Информация ал-Идриси о Восточной Европе: текст и карта
Исследования последних лет в области средневековой мусульманской картографии показывают, что карты мусульманских географов вряд ли существовали в виде самостоятельных произведений: почти все они дошли до нас в составе нарративных сочинений и являлись неотъемлемой частью последних [Karamustafa А. T. Introduction, р. 4-6]. Именно с иллюстративной ролью мусульманских карт историки картографии связывают то обстоятельство, что в арабском языке длительное время отсутствовал точный термин для обозначения географической карты как таковой. Использовавшиеся для этой цели слова подходили для обозначения любых визуальных объектов: сура («вид, образ, картина, изображение, копия»), раем («чертеж, план, рисунок, изображение»), накш («рисунок, украшение»).

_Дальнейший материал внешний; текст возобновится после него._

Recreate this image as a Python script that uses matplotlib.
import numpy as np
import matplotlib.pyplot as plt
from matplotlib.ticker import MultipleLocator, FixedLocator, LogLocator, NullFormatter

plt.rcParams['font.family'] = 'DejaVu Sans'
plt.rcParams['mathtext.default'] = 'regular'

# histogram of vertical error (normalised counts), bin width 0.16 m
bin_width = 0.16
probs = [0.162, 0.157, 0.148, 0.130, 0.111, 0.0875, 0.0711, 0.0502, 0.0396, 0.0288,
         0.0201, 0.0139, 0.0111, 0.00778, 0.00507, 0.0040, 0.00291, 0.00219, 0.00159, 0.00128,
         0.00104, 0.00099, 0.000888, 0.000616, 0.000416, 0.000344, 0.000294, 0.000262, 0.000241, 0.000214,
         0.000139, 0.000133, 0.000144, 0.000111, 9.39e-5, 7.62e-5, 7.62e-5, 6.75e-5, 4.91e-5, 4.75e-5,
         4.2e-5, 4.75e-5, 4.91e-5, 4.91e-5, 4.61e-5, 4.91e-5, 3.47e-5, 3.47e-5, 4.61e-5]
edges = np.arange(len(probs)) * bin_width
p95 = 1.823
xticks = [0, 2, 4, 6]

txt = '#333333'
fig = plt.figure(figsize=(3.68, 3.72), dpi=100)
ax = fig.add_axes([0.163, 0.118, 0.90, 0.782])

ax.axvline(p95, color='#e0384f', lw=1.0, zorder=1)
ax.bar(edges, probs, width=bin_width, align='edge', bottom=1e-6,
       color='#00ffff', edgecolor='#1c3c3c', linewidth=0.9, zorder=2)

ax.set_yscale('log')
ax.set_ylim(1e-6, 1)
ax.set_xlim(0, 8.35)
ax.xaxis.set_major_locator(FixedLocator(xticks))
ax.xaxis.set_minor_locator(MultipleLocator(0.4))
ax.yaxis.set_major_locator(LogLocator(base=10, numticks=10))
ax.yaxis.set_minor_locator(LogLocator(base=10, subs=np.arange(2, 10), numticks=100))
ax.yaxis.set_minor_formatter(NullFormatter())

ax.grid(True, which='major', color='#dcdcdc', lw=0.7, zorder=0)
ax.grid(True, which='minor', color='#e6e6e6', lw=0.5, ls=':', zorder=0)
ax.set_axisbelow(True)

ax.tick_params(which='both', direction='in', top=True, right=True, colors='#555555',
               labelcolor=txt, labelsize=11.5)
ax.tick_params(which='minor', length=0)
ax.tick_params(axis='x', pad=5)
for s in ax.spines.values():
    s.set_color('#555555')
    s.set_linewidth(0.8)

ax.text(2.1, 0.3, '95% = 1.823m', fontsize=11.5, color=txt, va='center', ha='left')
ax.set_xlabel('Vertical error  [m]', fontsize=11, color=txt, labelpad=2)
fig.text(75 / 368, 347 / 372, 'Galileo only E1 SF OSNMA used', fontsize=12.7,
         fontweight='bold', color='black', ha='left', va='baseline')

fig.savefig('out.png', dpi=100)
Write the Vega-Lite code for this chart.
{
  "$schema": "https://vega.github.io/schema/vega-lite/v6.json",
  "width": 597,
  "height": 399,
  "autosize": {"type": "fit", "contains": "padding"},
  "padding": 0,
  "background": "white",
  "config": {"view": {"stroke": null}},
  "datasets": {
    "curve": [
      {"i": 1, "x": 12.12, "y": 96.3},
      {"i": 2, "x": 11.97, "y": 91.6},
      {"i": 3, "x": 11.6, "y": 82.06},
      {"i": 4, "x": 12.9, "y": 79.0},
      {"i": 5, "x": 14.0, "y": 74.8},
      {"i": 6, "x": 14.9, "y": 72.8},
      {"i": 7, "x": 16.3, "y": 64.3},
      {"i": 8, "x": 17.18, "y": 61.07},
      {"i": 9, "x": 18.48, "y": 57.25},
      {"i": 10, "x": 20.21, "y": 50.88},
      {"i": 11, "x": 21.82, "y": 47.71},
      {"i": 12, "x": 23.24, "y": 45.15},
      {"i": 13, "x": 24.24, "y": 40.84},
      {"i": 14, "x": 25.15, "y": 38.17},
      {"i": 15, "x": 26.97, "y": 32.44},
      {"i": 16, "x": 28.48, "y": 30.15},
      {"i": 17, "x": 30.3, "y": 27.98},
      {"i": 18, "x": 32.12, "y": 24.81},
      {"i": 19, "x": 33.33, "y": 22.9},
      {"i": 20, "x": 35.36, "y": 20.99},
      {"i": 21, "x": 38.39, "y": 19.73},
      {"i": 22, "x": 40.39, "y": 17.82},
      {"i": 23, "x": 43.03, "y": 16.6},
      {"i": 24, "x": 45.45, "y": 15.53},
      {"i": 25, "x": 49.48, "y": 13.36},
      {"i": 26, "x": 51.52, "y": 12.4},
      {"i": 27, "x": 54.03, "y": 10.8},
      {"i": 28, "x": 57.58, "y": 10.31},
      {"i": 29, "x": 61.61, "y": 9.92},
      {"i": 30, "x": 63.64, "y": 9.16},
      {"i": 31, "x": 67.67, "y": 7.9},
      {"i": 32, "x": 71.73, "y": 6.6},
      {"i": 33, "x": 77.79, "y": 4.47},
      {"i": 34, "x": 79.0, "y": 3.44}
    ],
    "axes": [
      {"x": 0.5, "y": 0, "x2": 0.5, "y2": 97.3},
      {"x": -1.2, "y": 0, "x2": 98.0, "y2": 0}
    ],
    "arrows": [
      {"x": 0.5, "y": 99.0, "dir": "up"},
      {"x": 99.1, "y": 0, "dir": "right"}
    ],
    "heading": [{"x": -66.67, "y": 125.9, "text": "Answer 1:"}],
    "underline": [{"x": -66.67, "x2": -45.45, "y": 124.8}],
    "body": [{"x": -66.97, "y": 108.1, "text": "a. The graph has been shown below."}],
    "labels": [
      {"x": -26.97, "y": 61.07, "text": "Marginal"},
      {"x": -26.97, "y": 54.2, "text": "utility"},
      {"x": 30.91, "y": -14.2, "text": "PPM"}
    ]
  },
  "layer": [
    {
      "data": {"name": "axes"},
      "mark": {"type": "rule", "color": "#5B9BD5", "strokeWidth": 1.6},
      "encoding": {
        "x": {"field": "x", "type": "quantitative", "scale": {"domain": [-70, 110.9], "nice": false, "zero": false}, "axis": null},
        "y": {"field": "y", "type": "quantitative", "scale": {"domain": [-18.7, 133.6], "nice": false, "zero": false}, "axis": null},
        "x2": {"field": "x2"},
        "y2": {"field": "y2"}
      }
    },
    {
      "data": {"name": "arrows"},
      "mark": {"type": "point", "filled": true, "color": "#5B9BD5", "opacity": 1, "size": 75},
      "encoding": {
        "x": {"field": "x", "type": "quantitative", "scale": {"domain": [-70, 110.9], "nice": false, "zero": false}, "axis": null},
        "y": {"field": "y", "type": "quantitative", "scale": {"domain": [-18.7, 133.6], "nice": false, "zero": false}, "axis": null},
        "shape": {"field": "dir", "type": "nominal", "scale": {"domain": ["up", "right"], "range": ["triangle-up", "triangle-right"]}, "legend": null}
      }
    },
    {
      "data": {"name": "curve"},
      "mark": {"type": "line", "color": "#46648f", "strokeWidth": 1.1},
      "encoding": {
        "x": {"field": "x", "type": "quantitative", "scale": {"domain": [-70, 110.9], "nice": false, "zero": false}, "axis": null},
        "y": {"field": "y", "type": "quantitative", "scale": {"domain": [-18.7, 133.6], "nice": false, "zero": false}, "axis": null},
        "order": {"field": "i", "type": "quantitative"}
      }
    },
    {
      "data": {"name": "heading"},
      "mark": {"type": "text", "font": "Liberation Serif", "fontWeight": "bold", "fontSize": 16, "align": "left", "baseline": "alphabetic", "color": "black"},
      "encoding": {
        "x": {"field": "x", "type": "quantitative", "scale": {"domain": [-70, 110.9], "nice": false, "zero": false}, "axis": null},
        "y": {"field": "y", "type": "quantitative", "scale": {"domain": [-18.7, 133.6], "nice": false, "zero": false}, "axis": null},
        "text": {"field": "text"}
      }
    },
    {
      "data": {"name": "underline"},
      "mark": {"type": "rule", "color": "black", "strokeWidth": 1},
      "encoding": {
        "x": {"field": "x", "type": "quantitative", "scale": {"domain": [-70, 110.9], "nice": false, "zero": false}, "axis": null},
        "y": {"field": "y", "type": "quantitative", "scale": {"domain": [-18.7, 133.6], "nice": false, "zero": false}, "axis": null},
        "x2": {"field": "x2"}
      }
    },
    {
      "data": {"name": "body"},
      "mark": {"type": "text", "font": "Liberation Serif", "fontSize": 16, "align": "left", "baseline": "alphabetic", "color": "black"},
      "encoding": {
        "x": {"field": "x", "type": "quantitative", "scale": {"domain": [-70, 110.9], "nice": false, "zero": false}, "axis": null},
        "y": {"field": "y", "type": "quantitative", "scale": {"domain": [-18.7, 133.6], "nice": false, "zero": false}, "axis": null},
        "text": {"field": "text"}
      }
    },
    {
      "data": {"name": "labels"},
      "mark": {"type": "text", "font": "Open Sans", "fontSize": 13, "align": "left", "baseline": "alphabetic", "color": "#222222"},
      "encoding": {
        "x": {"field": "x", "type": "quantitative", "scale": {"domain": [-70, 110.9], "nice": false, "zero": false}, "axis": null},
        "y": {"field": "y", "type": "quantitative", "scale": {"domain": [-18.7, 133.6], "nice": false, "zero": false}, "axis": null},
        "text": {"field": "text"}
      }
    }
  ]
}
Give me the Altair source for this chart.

Термин харита («географическая карта») в арабском языке является поздним заимствованием у европейцев [Karamustafa А.T. Introduction, р. 7; Maqbul A. S. Kharita].
Судя по предисловию к сочинению, соотношение между текстом и картой не должно было бы представлять особую проблему для исследователя: излагая последовательность своей работы, ал-Идриси отмечает, что, как только со сбором и проверкой сведений было покончено, Рожер приказал отлить серебряный диск и «начертать там изображения семи климатов с их странами и областями», а затем составить «книгу, соответствующую тому, что в этих формах и изображениях», включив в нее также данные исторического, этнографического и экономического характера [OG, р. 7, 13-14; АГЛ, с. 283-284; Maqbul A. S. A History, р. 398]. Таким образом, согласно первоначальному замыслу, описательная часть сочинения составлялась на основе уже изготовленной карты, и поэтому содержание книги должно было полностью соответствовать картографическому изображению в том, что касается номенклатуры приведенных географических объектов и их взаимного расположения.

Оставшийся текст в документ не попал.